魔境アジアお宝探索記

 kindleで読了。
 著者は東南アジアで長年骨董品を探して買い付けている骨董品のディーラー。そんな著者が骨董品を買い付けに行った時に体験した様々なエピソードが収録されている。
 「銃の爆発」馴染みの骨董屋の店主からササン朝ペルシャの瓶を買おうとして、その値段について丁々発止なやり取りをする。最終的に望んだように値切れて気分よく帰ろうとして、ドアを開けて外に出たらその店のガードマンの銃が偶然暴発して顔の近くをその弾が通過した。その後『「ミスター、すみません」/ どんなに大変なことが起こっても、我々はこれ以上の言葉を持ってはいない。』(N298)と他人事みたいな締められ方にくすりとさせされる。
 「呂栄葉茶壺」平安末期から鎌倉時代に中国から伝わった葉茶壺が戦国時代に名物化していた。戦国時代に呂栄(ルソン)貿易を得意とする商人呂栄助左衛門は、宋時代にフィリピンに渡っていた葉茶壺を見つけて、それらを買って大名に売りさばいて莫大な富を築いた。
 著者は客からの依頼を受けて呂栄葉茶壺を手に入れようとフィリピンのディーラーたちに声を掛けて探してもらったら多くの葉茶壺がでてきた。『壺は中国から茶を詰めて送られてきた容器である。それが我が国では将軍家や寺院が宝物として保存し大切にしていたが、フィリピンではシャーマンの薬入れとして用いられていたのであった。』(N754)日本では貴重な骨董品だが、フィリピンではシャーマンの薬壺として現役で使われていたというギャップが面白い。
 「埋掘と山芋」河川が増水し色々なものを呑みこむ。そうした宝をあてこんで、河川の近くを掘るということを近くの農民たちが農閑期にやっている。著者がたまたま、ある村に行った時、そうして地面を掘って古い宝物を探しているところだった。そして素晴らしい大壺のふたが既に発掘されていて、本体が発掘されればよい値段つくので本来の予定をキャンセルして村に滞在して壺の本体がでてくるのを待っていた。何かが見つかったらしいので、著者は大壺が出たかと思っても掘り出されるのを待っていたら、発見された大物は壺ではなく大きな山芋だった。この笑い話もいいね。
 「シェパードと蚤の市」『カンボジアでは内戦も終わり、外部との交流が活発になってきた。危険ではあるが外国人も南部へ旅行できるようになった。/ このような時期が骨董の仕入れにとってベストタイミングだ。/ 規制が緩やかで現地通貨が安く、円のメリットが十分に生かせる。
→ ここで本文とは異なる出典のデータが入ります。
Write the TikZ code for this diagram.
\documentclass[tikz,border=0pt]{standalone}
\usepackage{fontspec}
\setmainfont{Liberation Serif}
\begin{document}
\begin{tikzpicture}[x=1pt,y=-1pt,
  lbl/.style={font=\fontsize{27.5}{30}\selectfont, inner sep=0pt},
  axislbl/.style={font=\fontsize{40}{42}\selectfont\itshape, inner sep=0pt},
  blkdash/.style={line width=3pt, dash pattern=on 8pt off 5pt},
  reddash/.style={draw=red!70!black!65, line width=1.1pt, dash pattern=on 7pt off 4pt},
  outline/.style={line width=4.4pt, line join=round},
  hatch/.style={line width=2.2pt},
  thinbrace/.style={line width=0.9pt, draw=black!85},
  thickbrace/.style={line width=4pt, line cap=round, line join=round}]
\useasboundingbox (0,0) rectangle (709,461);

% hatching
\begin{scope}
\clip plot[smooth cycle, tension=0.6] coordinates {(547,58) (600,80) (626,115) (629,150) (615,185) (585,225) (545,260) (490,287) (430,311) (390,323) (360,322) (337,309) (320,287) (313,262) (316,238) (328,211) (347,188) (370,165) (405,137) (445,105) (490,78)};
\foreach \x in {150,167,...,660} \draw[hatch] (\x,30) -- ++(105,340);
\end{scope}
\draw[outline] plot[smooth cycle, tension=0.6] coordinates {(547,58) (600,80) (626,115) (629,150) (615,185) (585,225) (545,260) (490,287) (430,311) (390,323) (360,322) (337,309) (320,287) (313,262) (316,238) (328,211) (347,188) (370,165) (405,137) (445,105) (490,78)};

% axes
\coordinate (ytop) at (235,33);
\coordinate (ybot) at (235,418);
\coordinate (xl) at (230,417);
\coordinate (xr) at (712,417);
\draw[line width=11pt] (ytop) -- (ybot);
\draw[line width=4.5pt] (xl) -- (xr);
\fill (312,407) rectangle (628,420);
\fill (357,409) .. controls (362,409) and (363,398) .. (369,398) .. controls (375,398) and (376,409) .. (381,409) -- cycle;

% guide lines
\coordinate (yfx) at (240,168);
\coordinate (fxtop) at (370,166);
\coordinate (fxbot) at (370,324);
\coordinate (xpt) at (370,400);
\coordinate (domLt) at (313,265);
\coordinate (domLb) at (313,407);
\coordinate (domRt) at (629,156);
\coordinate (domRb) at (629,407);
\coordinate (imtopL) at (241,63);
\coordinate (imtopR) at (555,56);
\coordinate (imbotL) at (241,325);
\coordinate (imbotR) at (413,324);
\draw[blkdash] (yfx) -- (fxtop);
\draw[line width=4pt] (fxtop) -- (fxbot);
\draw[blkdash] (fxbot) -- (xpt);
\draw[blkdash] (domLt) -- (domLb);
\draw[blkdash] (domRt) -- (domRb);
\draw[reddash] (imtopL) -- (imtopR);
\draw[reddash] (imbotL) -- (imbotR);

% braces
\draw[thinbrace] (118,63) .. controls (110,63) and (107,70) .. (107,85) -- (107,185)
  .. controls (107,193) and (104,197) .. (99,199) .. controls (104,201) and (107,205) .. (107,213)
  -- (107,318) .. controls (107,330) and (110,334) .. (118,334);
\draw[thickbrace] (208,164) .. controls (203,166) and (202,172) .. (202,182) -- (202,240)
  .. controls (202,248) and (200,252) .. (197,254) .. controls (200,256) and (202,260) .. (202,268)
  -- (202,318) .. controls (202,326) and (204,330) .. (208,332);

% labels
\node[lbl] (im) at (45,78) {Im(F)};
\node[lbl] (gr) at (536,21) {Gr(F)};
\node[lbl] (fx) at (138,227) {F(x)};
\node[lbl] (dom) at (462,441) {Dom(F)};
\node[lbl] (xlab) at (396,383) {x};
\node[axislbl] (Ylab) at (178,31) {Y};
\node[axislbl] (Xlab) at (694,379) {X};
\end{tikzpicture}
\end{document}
骨董品はカンボジア国内での需要はほとんどなく、そのため、値打ち物をたやすく入手することができるのだ。(中略)経験から言って、開国から概ね一年ぐらいで規制が強化される。規制までの間、それは宝の山に踏み込んだようなもので、すばらしい美術品がタダ同然で買える事もある。骨董ディーラーで成功した人たちは、ほとんどがそのタイミングを見事に捕らえているのだ。』(N2306)著者のような骨董ディーラーの人たちにとってはそうしたタイミングが絶好の機会。
 「蝶の谷と交趾大亀香合」著者は観光気分で以前宝物が発見されたという洞窟に入る。案内してくれる同行者はもう何も残っていないだろうが癖なんだと言い訳をしながら、鍾乳洞の小穴に手を突っ込んで探る。そうして二時間以上洞窟を進みながらそうした所作を繰り返した後「見つけた」といってきたが、『僕はこのペンダントトップがハピットさんの家にあったことをはっきりと記憶している。それに(中略)表面の泥はうすく、隅のほうは比較的きれいな状態だった。数百年間この洞窟にあったとすれば全体に泥が固く付着していて、こんなにきれいな状態であるはずがない。
 ハピットさんは非常に興奮した様子で、「ノリキ、おまえも見ていただろう。これを買え」と飛躍する。』(N3263)そのように手の込んだ芝居をして骨董を売りつけようとしているのが面白いな。